If you’re noticing more stiffness lately, you’re not alone. Utah State researchers say this challenging year has ramped up most folks’ level of the stress hormone cortisol, which irritates pain nerves, fuels joint inflammation, and makes muscles tight and tender. Fortunately, pain relief can be simple: Try these strategies to chase away even the worst worry-based aches fast!

Soothe neck pain with the scent of grass.

Vetiver essential oil — an extract from an Asian grass — soothes stress as effectively as Valium, plus it can cut neck pain by 60 percent if you massage it into tight spots for two minutes twice daily, British scientists say. Thanks goes to vetiver’s active ingredients (sesquiterpenes), which calm the brain’s anxiety center, soothe overactive pain nerves and relax spasming muscles. To do: Mix five drops of the oil into one teaspoon of unscented lotion. One to try: Healing Solutions Therapeutic Grade Essential Oil (Buy on Amazon, $12.88)

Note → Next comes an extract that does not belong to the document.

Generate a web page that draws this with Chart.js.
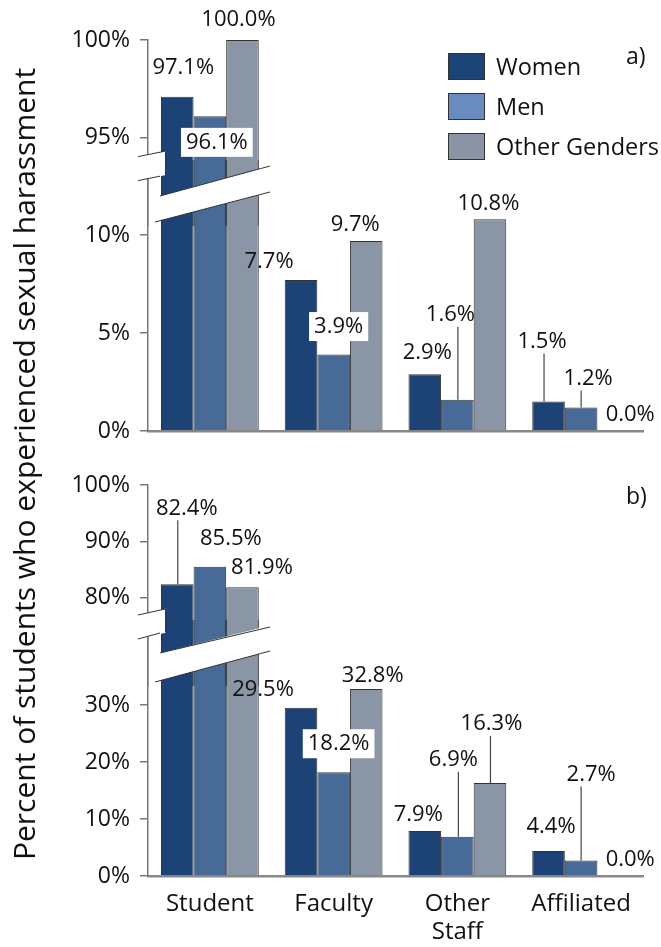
<!DOCTYPE html>
<html lang="en">
<head>
<meta charset="UTF-8">
<title>Sexual harassment by source</title>
<script src="https://cdn.jsdelivr.net/npm/chart.js"></script>
<style>
    body {
        margin: 0;
        background: #fff;
        font-family: 'Open Sans', sans-serif;
        color: #111;
    }
    .page {
        position: relative;
        width: 661px;
        height: 947px;
        overflow: hidden;
    }
    .page canvas {
        position: absolute;
        left: 0;
        top: 0;
    }
    .ytitle {
        position: absolute;
        left: -426px;
        top: 446px;
        width: 900px;
        height: 36px;
        line-height: 36px;
        text-align: center;
        font-size: 30px;
        white-space: nowrap;
        transform: rotate(-90deg);
    }
    .tag {
        position: absolute;
        font-size: 23px;
        line-height: 30px;
    }
    .legend {
        position: absolute;
        left: 448px;
        top: 46px;
        font-size: 23.5px;
    }
    .legend div {
        display: flex;
        align-items: center;
        height: 40px;
    }
    .legend .sw {
        width: 35px;
        height: 25px;
        border: 1px solid #333;
        margin-right: 11px;
    }
</style>
</head>
<body>
<div class="page">
    <canvas id="aUp" width="661" height="947"></canvas>
    <canvas id="aLow" width="661" height="947"></canvas>
    <canvas id="bUp" width="661" height="947"></canvas>
    <canvas id="bLow" width="661" height="947"></canvas>
    <div class="ytitle">Percent of students who experienced sexual harassment</div>
    <div class="tag" style="left:626px; top:40px;">a)</div>
    <div class="tag" style="left:626px; top:480px;">b)</div>
    <div class="legend" id="legend"></div>
</div>

<script>
    // data
    const categories = ['Student', 'Faculty', ['Other', 'Staff'], 'Affiliated'];
    const genders = ['Women', 'Men', 'Other Genders'];

    const womenA = [97.1, 7.7, 2.9, 1.5];
    const menA = [96.1, 3.9, 1.6, 1.2];
    const otherA = [100.0, 9.7, 10.8, 0.0];

    const womenB = [82.4, 29.5, 7.9, 4.4];
    const menB = [85.5, 18.2, 6.9, 2.7];
    const otherB = [81.9, 32.8, 16.3, 0.0];

    const upperTicksA = [95, 100];
    const lowerTicksA = [0, 5, 10];
    const upperTicksB = [80, 90, 100];
    const lowerTicksB = [0, 10, 20, 30];

    const barColors = ['#1c4276', '#486a96', '#8a95a5'];
    const legendColors = ['#1c4476', '#6a8bbd', '#8a94a4'];

    // label placement relative to bar top centre: [dx, dy, kind, lineDx]
    const spotsA = [
        [[6, -29], [-32, -18], [2.5, -21], [-6.5, -60, 'line', -4.5]],
        [[7, 26, 'box'], [5, -28, 'box'], [-7, -85, 'line', 0.5], [7, -29, 'line', 0]],
        [[-4, -20], [-11, -16], [-1.5, -16], [16.5, -16]]
    ];
    const spotsB = [
        [[9.5, -76, 'line', 0.5], [-38, -18], [-6.5, -16], [2.5, -24]],
        [[21, -28], [5, -28.5, 'box'], [-4, -77, 'line', 1], [10, -86, 'line', 0]],
        [[19.5, -19], [6.5, -13], [1.5, -59, 'line', 0.5], [16.5, -16]]
    ];

    // break geometry (axis notch and band across the student bars)
    const breakA = {
        notch: [[136, 157], [166, 151], [166, 175], [136, 181]],
        slashes: [[138, 156.6, 165, 151.2], [138, 180.6, 160, 176.2], [165.5, 151.2, 165.5, 175.2]],
        band: [[152, 198.2], [275, 164.6], [275, 190.7], [152, 222.8]],
        edges: [[160, 196, 270, 166], [155, 222, 270, 192]]
    };
    const breakB = {
        notch: [[136, 615.4], [166, 608.8], [166, 632.8], [136, 639.4]],
        slashes: [[138, 615, 165, 609], [138, 639, 160, 633], [165.5, 609, 165.5, 632.6]],
        band: [[152, 654.9], [275, 624.2], [275, 649.7], [152, 682.8]],
        edges: [[160, 653, 270, 627], [155, 682, 270, 651]]
    };

    const fontFamily = "'Open Sans', sans-serif";

    const valueLabels = {
        id: 'valueLabels',
        afterDatasetsDraw(chart, args, opts) {
            const ctx = chart.ctx;
            const y = chart.scales.y;
            ctx.save();
            ctx.font = '22px ' + fontFamily;
            ctx.textAlign = 'center';
            ctx.textBaseline = 'middle';
            chart.data.datasets.forEach((ds, di) => {
                chart.getDatasetMeta(di).data.forEach((bar, i) => {
                    const v = ds.data[i];
                    if (v < y.min || v > y.max) return;
                    const spot = opts.spots[di][i];
                    const tx = bar.x + spot[0];
                    const ty = bar.y + spot[1];
                    const text = v.toFixed(1) + '%';
                    if (spot[2] === 'box') {
                        const w = ctx.measureText(text).width + 10;
                        ctx.fillStyle = '#fff';
                        ctx.fillRect(tx - w / 2, ty - 14.5, w, 29);
                    }
                    if (spot[2] === 'line') {
                        ctx.strokeStyle = '#444';
                        ctx.lineWidth = 1.2;
                        ctx.beginPath();
                        ctx.moveTo(bar.x + spot[3], ty + 12);
                        ctx.lineTo(bar.x + spot[3], bar.y);
                        ctx.stroke();
                    }
                    ctx.fillStyle = '#111';
                    ctx.fillText(text, tx, ty);
                });
            });
            ctx.restore();
        }
    };

    const axisBreak = {
        id: 'axisBreak',
        afterDraw(chart, args, opts) {
            const b = opts.shape;
            if (!b) return;
            const ctx = chart.ctx;
            ctx.save();
            ctx.fillStyle = '#fff';
            [b.notch, b.band].forEach(poly => {
                ctx.beginPath();
                poly.forEach((p, k) => k ? ctx.lineTo(p[0], p[1]) : ctx.moveTo(p[0], p[1]));
                ctx.closePath();
                ctx.fill();
            });
            ctx.strokeStyle = '#333';
            ctx.lineWidth = 1;
            b.slashes.concat(b.edges).forEach(l => {
                ctx.beginPath();
                ctx.moveTo(l[0], l[1]);
                ctx.lineTo(l[2], l[3]);
                ctx.stroke();
            });
            ctx.restore();
        }
    };

    function makeChart(id, series, cfg) {
        return new Chart(document.getElementById(id), {
            type: 'bar',
            data: {
                labels: categories,
                datasets: series.map((d, k) => ({
                    label: genders[k],
                    data: d,
                    backgroundColor: barColors[k],
                    borderColor: '#333',
                    borderWidth: 1,
                    barPercentage: 1,
                    categoryPercentage: 0.79,
                    clip: 0
                }))
            },
            options: {
                responsive: false,
                animation: false,
                layout: { padding: { top: cfg.top, bottom: cfg.bottom, left: 0, right: 18 } },
                scales: {
                    x: {
                        display: cfg.xAxis !== 'none',
                        z: 1,
                        grid: { drawOnChartArea: false, drawTicks: false },
                        border: { color: '#888', width: 2.5 },
                        ticks: {
                            display: cfg.xAxis === 'labels',
                            color: '#111',
                            padding: 14,
                            font: { family: fontFamily, size: 24, lineHeight: 1.17 }
                        },
                        afterFit: s => { s.height = cfg.xHeight || 0; }
                    },
                    y: {
                        min: cfg.min,
                        max: cfg.max,
                        afterBuildTicks: s => { s.ticks = cfg.ticks.map(v => ({ value: v })); },
                        afterFit: s => { s.width = 148; },
                        grid: { drawOnChartArea: false, tickLength: 8, color: '#777', lineWidth: 1.5 },
                        border: { color: '#777', width: 1.5 },
                        ticks: {
                            color: '#111',
                            padding: 10,
                            font: { family: fontFamily, size: 23 },
                            callback: v => v + '%'
                        }
                    }
                },
                plugins: {
                    legend: { display: false },
                    tooltip: { enabled: false },
                    valueLabels: { spots: cfg.spots },
                    axisBreak: { shape: cfg.brk }
                }
            },
            plugins: [valueLabels, axisBreak]
        });
    }

    makeChart('aUp', [womenA, menA, otherA], {
        top: 40, bottom: 721, min: 90.5, max: 100, ticks: upperTicksA, xAxis: 'none', spots: spotsA
    });
    makeChart('aLow', [womenA, menA, otherA], {
        top: 160, bottom: 516, min: 0, max: 13.83, ticks: lowerTicksA, xAxis: 'line', spots: spotsA, brk: breakA
    });
    makeChart('bUp', [womenB, menB, otherB], {
        top: 485, bottom: 261, min: 64.4, max: 100, ticks: upperTicksB, xAxis: 'none', spots: spotsB
    });
    makeChart('bLow', [womenB, menB, otherB], {
        top: 620, bottom: 0, min: 0, max: 44.9, ticks: lowerTicksB, xAxis: 'labels', xHeight: 71, spots: spotsB, brk: breakB
    });

    const legend = document.getElementById('legend');
    genders.forEach((g, k) => {
        const row = document.createElement('div');
        row.innerHTML = '<span class="sw" style="background:' + legendColors[k] + '"></span>' + g;
        legend.appendChild(row);
    });
</script>
</body>
</html>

Nix knee pain with sweet seeds.

Sweet-tart pomegranate prompts the brain to release stress-soothing alpha waves, Stanford University researchers say. And a half-cup of seeds (or 4 ounces of juice) daily can cut knee stiffness and pain by 62 percent. According to rheumatologist Alex Gurman, M.D., pomegranate compounds switch on enzymes that tamp down swelling and heal joint cartilage.

Banish back pain with a powerful oil.

Imagine a natural painkiller that cuts even chronic backaches by 75 percent in eight weeks. “That treatment exists, and it’s fish oil,” says neurosurgeon Joseph C. Maroon, M.D. Its healthy fats provide as much relief as prescription anti-inflammatories, plus boost production of calming serotonin, cutting risk of anxiety by 60 percent. The study-proven dose: 2,000 mg. to 3,000 mg. daily. Note: Check with a doctor before supplementing.

Halt hip pain with a bed stretch.

Just three minutes of bedtime stretching could cut hip stiffness by 65 percent, plus help you drift off 75 percent faster, Australian researchers report. Stretching boosts blood flow to achy joints and prompts anxiety-ending hormones, resulting in pain relief. To do: Sit on your bed; lie back with feet on floor. Pull your right knee to your chest and hold; switch legs, repeat.